R is for… Radical Rhetoric #AtoZChallenge

R is for… Radical Rhetoric

One of the current drivers in research is that of impact – getting the message out there.

Often when people finish their PhDs they have a nice bound copy of their thesis to put on their bookshelves and a copy gets into the university library. Nowadays that copy may be electronic, but, still the audience for reading a whole thesis is limited – and if they are unlucky your family and friends may be among them.

Next comes conference presentations and publications in academic journals – again potentially a very limited audience.

If it is newsworthy you might get the sensationalised headlines that I mentioned yesterday.

Within social sciences there has been a drive to use more performative methods of dissemination – e.g. using films, poetry, fictional writing, photographs etc.

Because I will be using autoethnography as my methodology, and as a writer, I am keen to present my work more creatively, I am looking into how I can do this to satisfy my examiners as well as myself. There is also the potential of social media to explore.

    ‘Of all the developments in qualitative inquiry, performative practices are the most radical.’ (Gergen and Gergen, 2011)

This is because of the blurring of art and science – sounds perfect to me.

Here’s a link to an article if you’d like to read any more – http://www.qualitative-research.net/index.php/fqs/article/view/1595/3105

Gergen, M.M. and Gergen, K.J. (2011) Performative Social Sciences and Psychology. Forum: Qualitative Social Research. 12 (1), Art.11.

Are you interested in research that is happening? How would you like to find out about it?

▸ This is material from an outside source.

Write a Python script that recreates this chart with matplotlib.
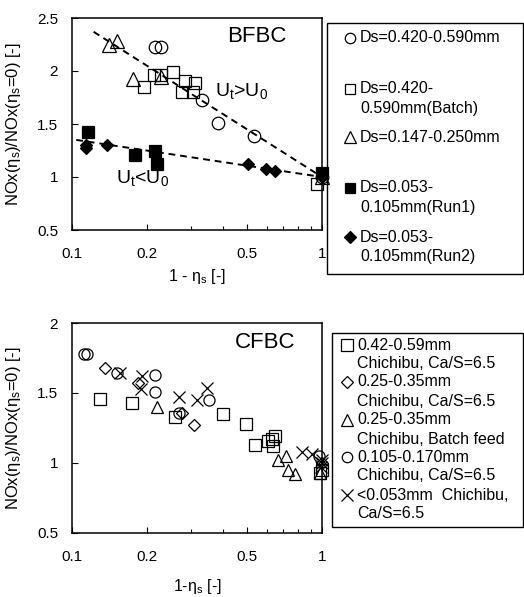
import matplotlib
matplotlib.use("Agg")
import matplotlib.pyplot as plt
from matplotlib.lines import Line2D
from matplotlib.patches import Rectangle

plt.rcParams["font.family"] = ["Liberation Sans", "DejaVu Sans"]
plt.rcParams["mathtext.fontset"] = "custom"
plt.rcParams["mathtext.rm"] = "Liberation Sans"
plt.rcParams["mathtext.it"] = "Liberation Sans:italic"
plt.rcParams["mathtext.default"] = "regular"

# ---- BFBC (top) data ----
bf_circ_x = [0.215, 0.228, 0.330, 0.384, 0.535, 1.0]
bf_circ_y = [2.23, 2.23, 1.73, 1.51, 1.39, 1.0]
bf_sq_x = [0.194, 0.212, 0.228, 0.254, 0.275, 0.283, 0.304, 0.311, 0.952]
bf_sq_y = [1.85, 1.96, 1.96, 1.99, 1.80, 1.91, 1.80, 1.89, 0.93]
bf_tri_x = [0.140, 0.151, 0.176, 0.228, 1.0]
bf_tri_y = [2.25, 2.28, 1.92, 1.94, 1.0]
bf_fsq_x = [0.116, 0.179, 0.215, 0.218, 1.0]
bf_fsq_y = [1.42, 1.21, 1.25, 1.12, 1.04]
bf_dia_x = [0.114, 0.114, 0.138, 0.507, 0.597, 0.649, 1.0]
bf_dia_y = [1.30, 1.27, 1.30, 1.12, 1.08, 1.06, 1.0]
trend_hi_x = [0.122, 1.0]
trend_hi_y = [2.37, 1.0]
trend_lo_x = [0.104, 1.0]
trend_lo_y = [1.35, 1.0]

bf_labels = ["Ds=0.420-0.590mm", "Ds=0.420-\n0.590mm(Batch)", "Ds=0.147-0.250mm",
             "Ds=0.053-\n0.105mm(Run1)", "Ds=0.053-\n0.105mm(Run2)"]

# ---- CFBC (bottom) data ----
cf_sq_x = [0.129, 0.173, 0.258, 0.403, 0.497, 0.54, 0.61, 0.63, 0.65, 0.635, 0.98, 1.0]
cf_sq_y = [1.46, 1.43, 1.33, 1.35, 1.28, 1.13, 1.16, 1.17, 1.19, 1.12, 0.93, 0.95]
cf_dia_x = [0.135, 0.184, 0.275, 0.309, 1.0]
cf_dia_y = [1.68, 1.57, 1.36, 1.27, 1.0]
cf_tri_x = [0.218, 0.669, 0.72, 0.73, 0.78, 0.98]
cf_tri_y = [1.40, 1.02, 1.05, 0.95, 0.92, 0.93]
cf_circ_x = [0.112, 0.115, 0.151, 0.215, 0.214, 0.268, 0.354, 0.97]
cf_circ_y = [1.78, 1.78, 1.645, 1.63, 1.51, 1.36, 1.45, 1.05]
cf_x_x = [0.156, 0.19, 0.188, 0.268, 0.315, 0.346, 0.83, 0.91, 1.0, 1.0, 0.99]
cf_x_y = [1.645, 1.62, 1.53, 1.47, 1.45, 1.535, 1.08, 1.065, 1.02, 1.0, 0.97]

cf_labels = ["0.42-0.59mm\nChichibu, Ca/S=6.5", "0.25-0.35mm\nChichibu, Ca/S=6.5",
             "0.25-0.35mm\nChichibu, Batch feed", "0.105-0.170mm\nChichibu, Ca/S=6.5",
             "<0.053mm  Chichibu,\nCa/S=6.5"]

xticks = [0.1, 0.2, 0.5, 1]
xtick_labels = ["0.1", "0.2", "0.5", "1"]
xminor = [0.3, 0.4, 0.6, 0.7, 0.8, 0.9]

W, H = 524, 597
fig = plt.figure(figsize=(W / 100, H / 100), dpi=100)


def fx(px):
    return px / W


def fy(py):
    return 1 - py / H


def style_axes(ax, ymin, ymax, yt):
    ax.set_xscale("log")
    ax.set_xlim(0.1, 1)
    ax.set_ylim(ymin, ymax)
    ax.set_xticks(xticks)
    ax.set_xticklabels(xtick_labels)
    ax.set_xticks(xminor, minor=True)
    ax.xaxis.set_minor_formatter(plt.NullFormatter())
    ax.set_yticks(yt)
    ax.set_yticklabels([f"{v:g}" for v in yt])
    ax.tick_params(which="both", direction="in", labelsize=11, width=0.8)
    ax.tick_params(axis="x", which="major", length=4, pad=12)
    ax.tick_params(axis="x", which="minor", length=3)
    ax.tick_params(axis="y", length=4, pad=10)
    for s in ax.spines.values():
        s.set_linewidth(1.1)


mk = dict(linestyle="none", color="black", clip_on=False, markeredgewidth=0.9)

# ---- top axes ----
ax1 = fig.add_axes([fx(72), fy(230), fx(322) - fx(72), fy(18) - fy(230)])
style_axes(ax1, 0.5, 2.5, [0.5, 1, 1.5, 2, 2.5])
ax1.plot(trend_hi_x, trend_hi_y, color="black", ls=(0, (3.5, 2.5)), lw=1.4)
ax1.plot(trend_lo_x, trend_lo_y, color="black", ls=(0, (3.5, 2.5)), lw=1.4)
ax1.plot(bf_circ_x, bf_circ_y, marker="o", ms=9, mfc="none", **mk)
ax1.plot(bf_sq_x, bf_sq_y, marker="s", ms=8.5, mfc="none", **mk)
ax1.plot(bf_tri_x, bf_tri_y, marker="^", ms=9.5, mfc="none", **mk)
ax1.plot(bf_fsq_x, bf_fsq_y, marker="s", ms=9, mfc="black", **mk)
ax1.plot(bf_dia_x, bf_dia_y, marker="D", ms=6.5, mfc="black", **mk)
ax1.text(0.74, 0.915, "BFBC", transform=ax1.transAxes, ha="center", va="center", fontsize=16)
ax1.text(0.68, 0.655, "U$_t$>U$_0$", transform=ax1.transAxes, ha="center", va="center", fontsize=14)
ax1.text(0.284, 0.245, "U$_t$<U$_0$", transform=ax1.transAxes, ha="center", va="center", fontsize=14)
ax1.set_xlabel("1 - η$_s$ [-]", fontsize=11.5)
ax1.xaxis.set_label_coords(0.5, -0.175)
ax1.set_ylabel("NOx(η$_s$)/NOx(η$_s$=0) [-]", fontsize=12)
ax1.yaxis.set_label_coords(-0.195, 0.5)

# ---- bottom axes ----
ax2 = fig.add_axes([fx(72), fy(533), fx(322) - fx(72), fy(323) - fy(533)])
style_axes(ax2, 0.5, 2, [0.5, 1, 1.5, 2])
ax2.plot(cf_sq_x, cf_sq_y, marker="s", ms=9, mfc="none", **mk)
ax2.plot(cf_dia_x, cf_dia_y, marker="D", ms=6, mfc="none", **mk)
ax2.plot(cf_tri_x, cf_tri_y, marker="^", ms=9, mfc="none", **mk)
ax2.plot(cf_circ_x, cf_circ_y, marker="o", ms=8, mfc="none", **mk)
ax2.plot(cf_x_x, cf_x_y, marker="x", ms=9, **mk)
ax2.text(0.772, 0.905, "CFBC", transform=ax2.transAxes, ha="center", va="center", fontsize=16)
ax2.set_xlabel("1-η$_s$ [-]", fontsize=11.5)
ax2.xaxis.set_label_coords(0.5, -0.21)
ax2.set_ylabel("NOx(η$_s$)/NOx(η$_s$=0) [-]", fontsize=12)
ax2.yaxis.set_label_coords(-0.195, 0.5)


# ---- hand-made legends (marker aligned with first text line) ----
def legend_box(x0, y0, x1, y1, rows, labels, mx, tx, dy):
    fig.add_artist(Rectangle((fx(x0), fy(y1)), fx(x1) - fx(x0), fy(y0) - fy(y1),
                             transform=fig.transFigure, fill=False, lw=1.0, ec="black"))
    for (m, ms, fc), ry, lab in zip(mx, rows, labels):
        fig.add_artist(Line2D([fx(tx - 10)], [fy(ry)], marker=m, ms=ms, mfc=fc,
                              color="black", mew=0.9, linestyle="none",
                              transform=fig.transFigure))
        for k, line in enumerate(lab.split("\n")):
            fig.text(fx(tx), fy(ry + k * dy), line, fontsize=11.5, ha="left", va="center")


legend_box(327, 23, 523, 274, [38, 89, 137, 188, 237], bf_labels,
           [("o", 7.5, "none"), ("s", 7, "none"), ("^", 8, "none"),
            ("s", 7.5, "black"), ("D", 6, "black")], 360, 19)
legend_box(332, 333, 523, 527, [345, 382, 420, 457, 495], cf_labels,
           [("s", 8, "none"), ("D", 6, "none"), ("^", 8, "none"),
            ("o", 7.5, "none"), ("x", 8, "none")], 357, 19)

fig.savefig("out.png", dpi=100)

Posted on April 20, 2013, in April A-Z Challenge, PhD and tagged , , , . Bookmark the permalink. 6 Comments.

  1. I’m interested — as much as one can be in this crazy busy world — so I’ll try to return here and read about it. Thank you for the nice post here.

    Silvia @ Silvia Writes

  2. One of the things about academia that most puzzles me is the fact that many PhD dissertations end up as bound volumes gathering dust on a shelf. If you’ve invested so much time, energy, and money into something, surely the last thing you want is for it to be read by a handful of people and no more? If the certificate is the goal, then I suppose you might be okay with that; but if the research itself is the reason you’re doing it, then surely you want your work to have a life after you’ve graduated?

    I suppose the argument would be: the topic of my research is something only a handful of people would care about. Maybe. But perhaps this is where the challenge of the 21st century comes in. There are so many outlets for communication, perhaps part of the requirement for getting a PhD is not only to present one’s dissertation for peer review, but to come up with a way to present the findings of one’s research in a way that makes your work relevant to the laity. This might be a YouTube video, or a blog article, or maybe a Pintrest board–something that communicates the value of what you’ve done. It still may not attract a lot of attention, but at least you’ve shown how your work contributes to society, and that you understand its broader implications.